■ The exercise
All the data should be repeated exactly. Any image in it is left out.

********

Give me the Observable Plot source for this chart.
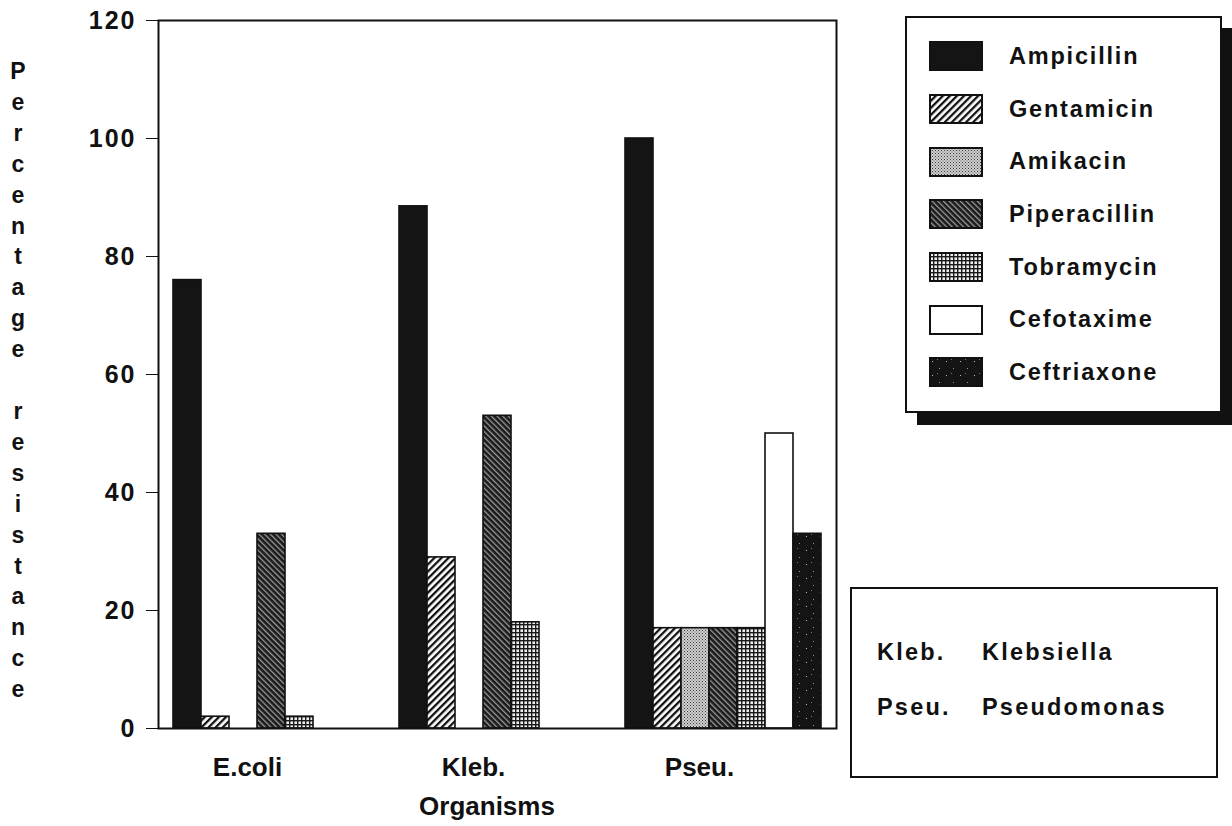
<!DOCTYPE html>
<html>
<head>
<meta charset="utf-8">
<script src="https://cdn.jsdelivr.net/npm/d3@7"></script>
<script src="https://cdn.jsdelivr.net/npm/@observablehq/plot@0.6"></script>
<style>
  html, body { margin: 0; padding: 0; background: #fff; }
  body { width: 1232px; height: 826px; position: relative; overflow: hidden;
         font-family: "Liberation Sans", Arial, sans-serif; color: #111; }
  #chart { position: absolute; left: 0; top: 0; }
  .ylabel { position: absolute; left: 4px; top: 56px; width: 28px; text-align: center;
            font-weight: bold; font-size: 23px; line-height: 30.9px; white-space: pre; }
  .xlabel { position: absolute; left: 337px; width: 300px; top: 791px; text-align: center;
            font-weight: bold; font-size: 26px; line-height: 30px; }
  .legend { position: absolute; left: 905px; top: 16px; width: 317px; height: 397px;
            box-sizing: border-box; border: 2px solid #111; background: #fff;
            box-shadow: 12px 12px 0 #111; padding-top: 12px; }
  .row { height: 52.7px; display: flex; align-items: center; padding-left: 22px; }
  .row svg { display: block; }
  .row span { margin-left: 26px; font-weight: bold; font-size: 23.5px; letter-spacing: 1.8px; }
  .abbr { position: absolute; left: 850px; top: 587px; width: 368px; height: 191px;
          box-sizing: border-box; border: 2px solid #111; background: #fff; }
  .abbr div { position: absolute; left: 25px; font-weight: bold; font-size: 23.5px; letter-spacing: 2.2px; }
  .abbr b { display: inline-block; width: 105px; }
  svg text { fill: #111; }
  g[aria-label="y-axis tick label"] text { letter-spacing: 2px; }
</style>
</head>
<body>
<svg width="0" height="0" style="position:absolute">
  <defs>
    <pattern id="pGent" patternUnits="userSpaceOnUse" width="5" height="5" patternTransform="rotate(45)">
      <rect width="5" height="5" fill="#fff"/><rect width="2.3" height="5" fill="#111"/>
    </pattern>
    <pattern id="pAmik" patternUnits="userSpaceOnUse" width="3" height="3">
      <rect width="3" height="3" fill="#cfcfcf"/><rect width="1" height="1" fill="#3a3a3a"/><rect x="1.5" y="1.5" width="1" height="1" fill="#5a5a5a"/>
    </pattern>
    <pattern id="pPip" patternUnits="userSpaceOnUse" width="4" height="4" patternTransform="rotate(-45)">
      <rect width="4" height="4" fill="#1a1a1a"/><rect width="1.3" height="4" fill="#9a9a9a"/>
    </pattern>
    <pattern id="pTob" patternUnits="userSpaceOnUse" width="4" height="4">
      <rect width="4" height="4" fill="#eeeeee"/><rect width="4" height="1.4" fill="#1a1a1a"/><rect width="1.4" height="4" fill="#1a1a1a"/>
    </pattern>
    <pattern id="pCeft" patternUnits="userSpaceOnUse" width="14" height="14">
      <rect width="14" height="14" fill="#141414"/><rect x="3" y="4" width="1" height="1" fill="#bbb"/><rect x="10" y="11" width="1" height="1" fill="#999"/><rect x="8" y="2" width="1" height="1" fill="#777"/>
    </pattern>
  </defs>
</svg>
<div id="chart"></div>
<div class="ylabel" id="ylabel"></div>
<div class="xlabel" id="xlabel"></div>
<div class="legend" id="legend"></div>
<div class="abbr" id="abbr"></div>
<script>
// ---- data ----
const organisms = ["E.coli", "Kleb.", "Pseu."];
const drugs = ["Ampicillin", "Gentamicin", "Amikacin", "Piperacillin", "Tobramycin", "Cefotaxime", "Ceftriaxone"];
const ecoliValues = [76, 2, 0, 33, 2, 0, 0];
const klebValues = [88.5, 29, 0, 53, 18, 0, 0];
const pseuValues = [100, 17, 17, 17, 17, 50, 33];
const yTicks = [0, 20, 40, 60, 80, 100, 120];
const abbreviations = ["Kleb.", "Pseu."];
const fullNames = ["Klebsiella", "Pseudomonas"];
const yTitleWords = ["Percentage", "resistance"];
const xTitle = "Organisms";

// ---- styles ----
const fills = ["#141414", "url(#pGent)", "url(#pAmik)", "url(#pPip)", "url(#pTob)", "#ffffff", "url(#pCeft)"];

const seriesByOrg = [ecoliValues, klebValues, pseuValues];
const data = organisms.flatMap((o, i) => drugs.map((d, j) => ({organism: o, drug: d, value: seriesByOrg[i][j]})))
  .filter(d => d.value > 0);

function build(superFrame) {
  const marks = [
    Plot.barY(data, {fx: "organism", x: "drug", y: "value", fill: "drug", stroke: "#111", strokeWidth: 1.6}),
    Plot.axisFx({anchor: "bottom", tickSize: 0, tickPadding: 29, dx: -24, label: null, fontSize: 26, fontWeight: "bold"})
  ];
  if (superFrame) marks.push(Plot.frame({facet: "super", stroke: "#111", strokeWidth: 2}));
  else marks.push(Plot.frame({stroke: "#111", strokeWidth: 2}));
  return Plot.plot({
    width: 1232, height: 826,
    marginLeft: 157, marginRight: 395, marginTop: 20, marginBottom: 98,
    style: {fontFamily: "'Liberation Sans', Arial, sans-serif", fontSize: "25px", fontWeight: "bold", color: "#111", background: "transparent"},
    fx: {domain: organisms, padding: 0, axis: null},
    x: {domain: drugs, paddingInner: 0, paddingOuter: 0.46, axis: null},
    y: {domain: [0, 120], ticks: yTicks, tickSize: 12, tickPadding: 10, label: null, tickFormat: d3.format("d")},
    color: {type: "ordinal", domain: drugs, range: fills},
    marks
  });
}
let chart;
try { chart = build(true); } catch (e) { chart = build(false); }
document.getElementById("chart").appendChild(chart);

// y title: stacked letters, one blank line between words
document.getElementById("ylabel").textContent = yTitleWords.map(w => w.split("").join("\n")).join("\n\n");
document.getElementById("xlabel").textContent = xTitle;

// legend
const legend = document.getElementById("legend");
drugs.forEach((d, j) => {
  const row = document.createElement("div");
  row.className = "row";
  row.innerHTML = `<svg width="54" height="30"><rect x="1" y="1" width="52" height="28" fill="${fills[j]}" stroke="#111" stroke-width="2"/></svg><span>${d}</span>`;
  legend.appendChild(row);
});

// abbreviation box
const abbr = document.getElementById("abbr");
abbreviations.forEach((a, i) => {
  const line = document.createElement("div");
  line.style.top = (i === 0 ? 50 : 105) + "px";
  line.innerHTML = `<b>${a}</b>${fullNames[i]}`;
  abbr.appendChild(line);
});
</script>
</body>
</html>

********

■ Worked solution
Give me the Observable Plot source for this chart.
<!DOCTYPE html>
<html>
<head>
<meta charset="utf-8">
<script src="https://cdn.jsdelivr.net/npm/d3@7"></script>
<script src="https://cdn.jsdelivr.net/npm/@observablehq/plot@0.6"></script>
<style>
  html, body { margin: 0; padding: 0; background: #fff; }
  body { width: 1232px; height: 826px; position: relative; overflow: hidden;
         font-family: "Liberation Sans", Arial, sans-serif; color: #111; }
  #chart { position: absolute; left: 0; top: 0; }
  .ylabel { position: absolute; left: 4px; top: 56px; width: 28px; text-align: center;
            font-weight: bold; font-size: 23px; line-height: 30.9px; white-space: pre; }
  .xlabel { position: absolute; left: 337px; width: 300px; top: 791px; text-align: center;
            font-weight: bold; font-size: 26px; line-height: 30px; }
  .legend { position: absolute; left: 905px; top: 16px; width: 317px; height: 397px;
            box-sizing: border-box; border: 2px solid #111; background: #fff;
            box-shadow: 12px 12px 0 #111; padding-top: 12px; }
  .row { height: 52.7px; display: flex; align-items: center; padding-left: 22px; }
  .row svg { display: block; }
  .row span { margin-left: 26px; font-weight: bold; font-size: 23.5px; letter-spacing: 1.8px; }
  .abbr { position: absolute; left: 850px; top: 587px; width: 368px; height: 191px;
          box-sizing: border-box; border: 2px solid #111; background: #fff; }
  .abbr div { position: absolute; left: 25px; font-weight: bold; font-size: 23.5px; letter-spacing: 2.2px; }
  .abbr b { display: inline-block; width: 105px; }
  svg text { fill: #111; }
  g[aria-label="y-axis tick label"] text { letter-spacing: 2px; }
</style>
</head>
<body>
<svg width="0" height="0" style="position:absolute">
  <defs>
    <pattern id="pGent" patternUnits="userSpaceOnUse" width="5" height="5" patternTransform="rotate(45)">
      <rect width="5" height="5" fill="#fff"/><rect width="2.3" height="5" fill="#111"/>
    </pattern>
    <pattern id="pAmik" patternUnits="userSpaceOnUse" width="3" height="3">
      <rect width="3" height="3" fill="#cfcfcf"/><rect width="1" height="1" fill="#3a3a3a"/><rect x="1.5" y="1.5" width="1" height="1" fill="#5a5a5a"/>
    </pattern>
    <pattern id="pPip" patternUnits="userSpaceOnUse" width="4" height="4" patternTransform="rotate(-45)">
      <rect width="4" height="4" fill="#1a1a1a"/><rect width="1.3" height="4" fill="#9a9a9a"/>
    </pattern>
    <pattern id="pTob" patternUnits="userSpaceOnUse" width="4" height="4">
      <rect width="4" height="4" fill="#eeeeee"/><rect width="4" height="1.4" fill="#1a1a1a"/><rect width="1.4" height="4" fill="#1a1a1a"/>
    </pattern>
    <pattern id="pCeft" patternUnits="userSpaceOnUse" width="14" height="14">
      <rect width="14" height="14" fill="#141414"/><rect x="3" y="4" width="1" height="1" fill="#bbb"/><rect x="10" y="11" width="1" height="1" fill="#999"/><rect x="8" y="2" width="1" height="1" fill="#777"/>
    </pattern>
  </defs>
</svg>
<div id="chart"></div>
<div class="ylabel" id="ylabel"></div>
<div class="xlabel" id="xlabel"></div>
<div class="legend" id="legend"></div>
<div class="abbr" id="abbr"></div>
<script>
// ---- data ----
const organisms = ["E.coli", "Kleb.", "Pseu."];
const drugs = ["Ampicillin", "Gentamicin", "Amikacin", "Piperacillin", "Tobramycin", "Cefotaxime", "Ceftriaxone"];
const ecoliValues = [76, 2, 0, 33, 2, 0, 0];
const klebValues = [88.5, 29, 0, 53, 18, 0, 0];
const pseuValues = [100, 17, 17, 17, 17, 50, 33];
const yTicks = [0, 20, 40, 60, 80, 100, 120];
const abbreviations = ["Kleb.", "Pseu."];
const fullNames = ["Klebsiella", "Pseudomonas"];
const yTitleWords = ["Percentage", "resistance"];
const xTitle = "Organisms";

// ---- styles ----
const fills = ["#141414", "url(#pGent)", "url(#pAmik)", "url(#pPip)", "url(#pTob)", "#ffffff", "url(#pCeft)"];

const seriesByOrg = [ecoliValues, klebValues, pseuValues];
const data = organisms.flatMap((o, i) => drugs.map((d, j) => ({organism: o, drug: d, value: seriesByOrg[i][j]})))
  .filter(d => d.value > 0);

function build(superFrame) {
  const marks = [
    Plot.barY(data, {fx: "organism", x: "drug", y: "value", fill: "drug", stroke: "#111", strokeWidth: 1.6}),
    Plot.axisFx({anchor: "bottom", tickSize: 0, tickPadding: 29, dx: -24, label: null, fontSize: 26, fontWeight: "bold"})
  ];
  if (superFrame) marks.push(Plot.frame({facet: "super", stroke: "#111", strokeWidth: 2}));
  else marks.push(Plot.frame({stroke: "#111", strokeWidth: 2}));
  return Plot.plot({
    width: 1232, height: 826,
    marginLeft: 157, marginRight: 395, marginTop: 20, marginBottom: 98,
    style: {fontFamily: "'Liberation Sans', Arial, sans-serif", fontSize: "25px", fontWeight: "bold", color: "#111", background: "transparent"},
    fx: {domain: organisms, padding: 0, axis: null},
    x: {domain: drugs, paddingInner: 0, paddingOuter: 0.46, axis: null},
    y: {domain: [0, 120], ticks: yTicks, tickSize: 12, tickPadding: 10, label: null, tickFormat: d3.format("d")},
    color: {type: "ordinal", domain: drugs, range: fills},
    marks
  });
}
let chart;
try { chart = build(true); } catch (e) { chart = build(false); }
document.getElementById("chart").appendChild(chart);

// y title: stacked letters, one blank line between words
document.getElementById("ylabel").textContent = yTitleWords.map(w => w.split("").join("\n")).join("\n\n");
document.getElementById("xlabel").textContent = xTitle;

// legend
const legend = document.getElementById("legend");
drugs.forEach((d, j) => {
  const row = document.createElement("div");
  row.className = "row";
  row.innerHTML = `<svg width="54" height="30"><rect x="1" y="1" width="52" height="28" fill="${fills[j]}" stroke="#111" stroke-width="2"/></svg><span>${d}</span>`;
  legend.appendChild(row);
});

// abbreviation box
const abbr = document.getElementById("abbr");
abbreviations.forEach((a, i) => {
  const line = document.createElement("div");
  line.style.top = (i === 0 ? 50 : 105) + "px";
  line.innerHTML = `<b>${a}</b>${fullNames[i]}`;
  abbr.appendChild(line);
});
</script>
</body>
</html>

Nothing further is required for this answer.